Puglia. Lo Stato confisca un terreno agricolo alla mafia; per fare funzionare la cooperativa che vi avrà sede, viene inviato sul posto Filippo. Questi non solo è un funzionario legato a codici e prassi burocratiche, del tutto ignaro della realtà concreta fattuale, ma è anche del nord, cosa che gli impedirà di rendersi conto di ciò che dovrà affrontare.

 

Dopo la fortunata parentesi disimpegnata costituita dalla doppietta di film con Antonio Albanese (Qualunquemente del 2011 e Tutto tutto niente niente del 2012), Giulio Manfredonia ritorna alla commedia impegnata. In sostanza La nostra terra riparte esattamente da dove il regista era rimasto per il precedente Si può fare (2008), film leggero-ma-non-troppo ben radicato nella realtà contemporanea italiana e non privo di elementi drammatici atti alla riflessione.
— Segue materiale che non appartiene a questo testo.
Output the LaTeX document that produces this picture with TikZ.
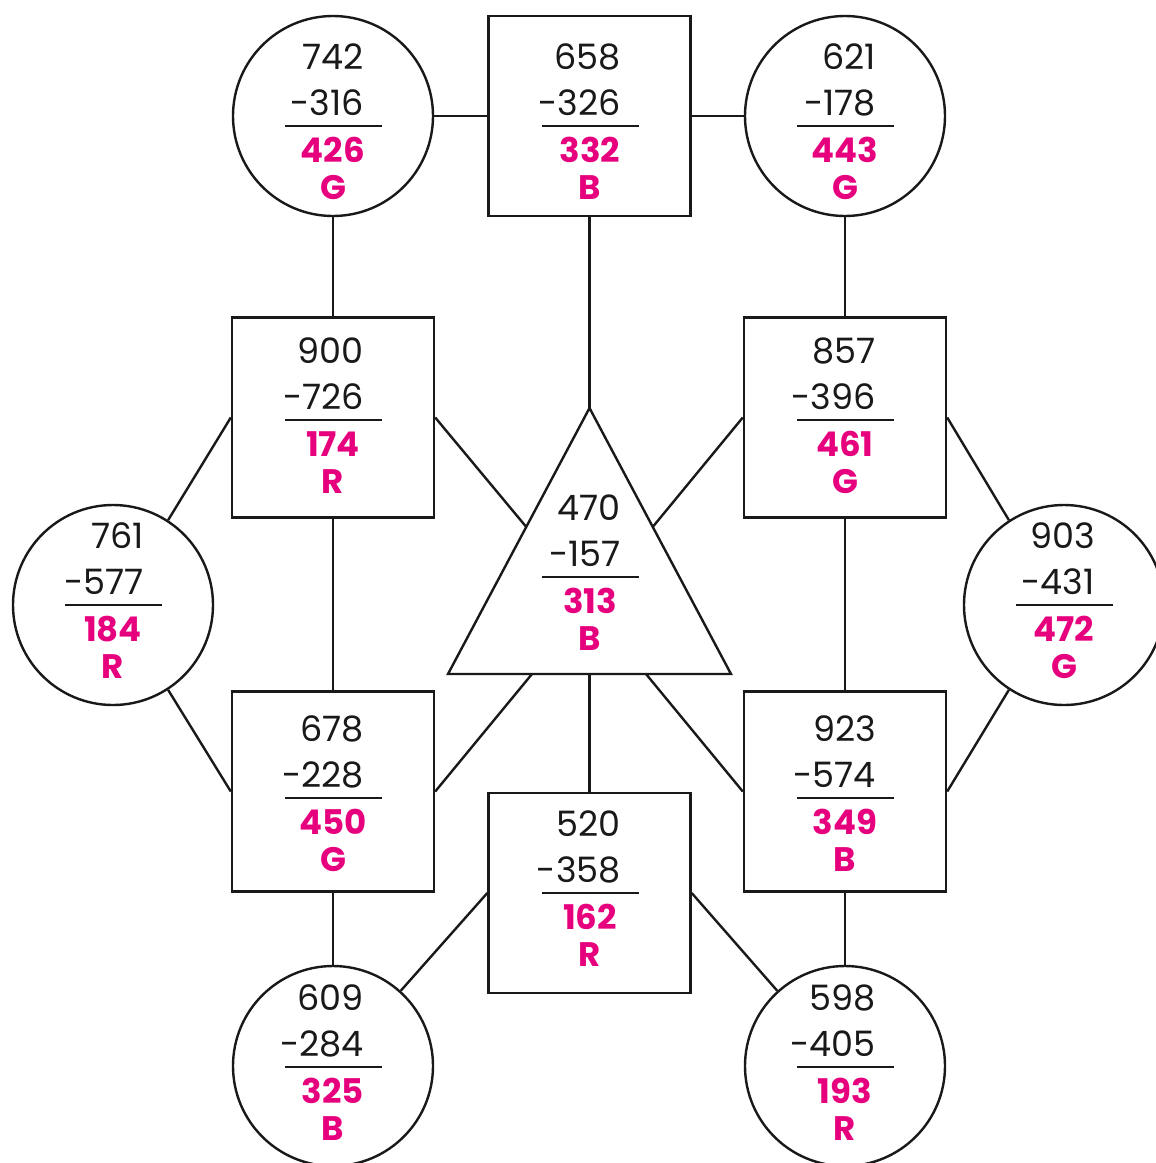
\documentclass[tikz,border=0pt]{standalone}
\usepackage{fontspec}
\setmainfont{Poppins}
\usetikzlibrary{calc}
\definecolor{mag}{RGB}{230,0,126}
\tikzset{
  shp/.style={draw=black!90, line width=2.4pt},
  sq/.style={shp, rectangle, minimum width=202pt, minimum height=200pt, inner sep=0pt},
  cir/.style={shp, circle, minimum size=200pt, inner sep=0pt},
  con/.style={draw=black!90, line width=2.4pt},
  blk/.style={inner sep=0pt, font=\fontsize{35}{40}\selectfont, text=black!90},
  magt/.style={inner sep=0pt, font=\fontsize{34}{40}\selectfont\bfseries, text=mag},
  rulel/.style={draw=black!90, line width=2.5pt}
}
\newcommand\subtr[7]{%
  \node[blk, anchor=east] (#1a) at (#2+31,#3-59) {#4};
  \node[blk, anchor=east] (#1b) at (#2+31,#3-13) {#5};
  \draw[rulel] (#2-48,#3+10) -- (#2+49,#3+10);
  \node[magt] (#1c) at (#2,#3+34) {#6};
  \node[magt] (#1d) at (#2,#3+72) {#7};
}
\begin{document}
\begin{tikzpicture}[x=1pt,y=-1pt]
\useasboundingbox (0,0) rectangle (1156,1163);
\clip (0,0) rectangle (1156,1163);
% shapes
\node[cir] (tl) at (333,116) {};
\node[sq] (ts) at (589.5,116) {};
\node[cir] (tr) at (845,116) {};
\node[sq] (ml) at (333,417.5) {};
\node[sq] (mr) at (845,417.5) {};
\node[cir] (lc) at (113,605) {};
\node[cir] (rc) at (1064,605) {};
\node[sq] (ll) at (333,791.5) {};
\node[sq] (lr) at (845,791.5) {};
\node[sq] (bs) at (589.5,893) {};
\node[cir] (bl) at (333,1066) {};
\node[cir] (br) at (845,1066) {};
% triangle
\coordinate (ta) at (589.5,408);
\coordinate (tbl) at (448,674);
\coordinate (tbr) at (731,674);
\draw[shp, line join=miter] (ta) -- (tbl) -- (tbr) -- cycle;
\coordinate (tls) at ($(ta)!0.447!(tbl)$);
\coordinate (trs) at ($(ta)!0.447!(tbr)$);
\coordinate (tb1) at (532,674);
\coordinate (tb2) at (589.5,674);
\coordinate (tb3) at (646,674);
% connectors
\draw[con] (tl.east) -- (ts.west);
\draw[con] (ts.east) -- (tr.west);
\draw[con] (tl.south) -- (ml.north);
\draw[con] (tr.south) -- (mr.north);
\draw[con] (ts.south) -- (ta);
\draw[con] (ml.east) -- (tls);
\draw[con] (mr.west) -- (trs);
\draw[con] (ml.west) -- (lc.57);
\draw[con] (ll.west) -- (lc.-57);
\draw[con] (mr.east) -- (rc.123);
\draw[con] (lr.east) -- (rc.-123);
\draw[con] (ml.south) -- (ll.north);
\draw[con] (mr.south) -- (lr.north);
\draw[con] (tb1) -- (ll.east);
\draw[con] (tb3) -- (lr.west);
\draw[con] (tb2) -- (bs.north);
\draw[con] (ll.south) -- (bl.north);
\draw[con] (lr.south) -- (br.north);
\draw[con] (bs.west) -- (bl.48);
\draw[con] (bs.east) -- (br.132);
% texts
\subtr{t1}{333}{116}{742}{-316}{426}{G}
\subtr{t2}{590}{116}{658}{-326}{332}{B}
\subtr{t3}{845}{116}{621}{-178}{443}{G}
\subtr{t4}{333}{410}{900}{-726}{174}{R}
\subtr{t5}{845}{410}{857}{-396}{461}{G}
\subtr{t6}{113}{595}{761}{-577}{184}{R}
\subtr{t7}{1064}{595}{903}{-431}{472}{G}
\subtr{t8}{590}{567}{470}{-157}{313}{B}
\subtr{t9}{333}{788}{678}{-228}{450}{G}
\subtr{t10}{845}{788}{923}{-574}{349}{B}
\subtr{t11}{590}{883}{520}{-358}{162}{R}
\subtr{t12}{333}{1057}{609}{-284}{325}{B}
\subtr{t13}{845}{1057}{598}{-405}{193}{R}
\end{tikzpicture}
\end{document}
Che pure non è il punto forte dei lavori del regista romano, che preferisce sempre suggerire piuttosto che decretare, mettere in discussione prima ancora che moralizzare. E così accade anche in questa occasione, in un lavoro scritto con la dovuta cura da Manfredonia insieme a Fabio Bonifacci che fa emergere una tematica cinematograficamente sinora ignorata come è quella delle cooperative antimafia e delle terre confiscate ai malavitosi che a esse sono affidate. Sicuramente non un argomento semplice, tanto che risulta qui fondamentale la presenza di numerosi interpreti leggeri (o capaci di virare all'ironico, sebbene tale fattore finisca per sminuire la portate del discorso di fondo): Stefano Accorsi, Sergio Rubini, Giovanni Esposito, Iaia Forte, Bebo Storti sono i volti principali dell'opera, insieme a Nicola Rignanese, Debora Caprioglio e Maria Rosaria Russo. Nel complesso un lavoro gradevole, dalla confezione sufficientemente solida e lontano dagli stereotipi sia del cinema ridanciano e idiota sia da quello televisivo (e idiota, parimenti) suoi contemporanei. 5/10.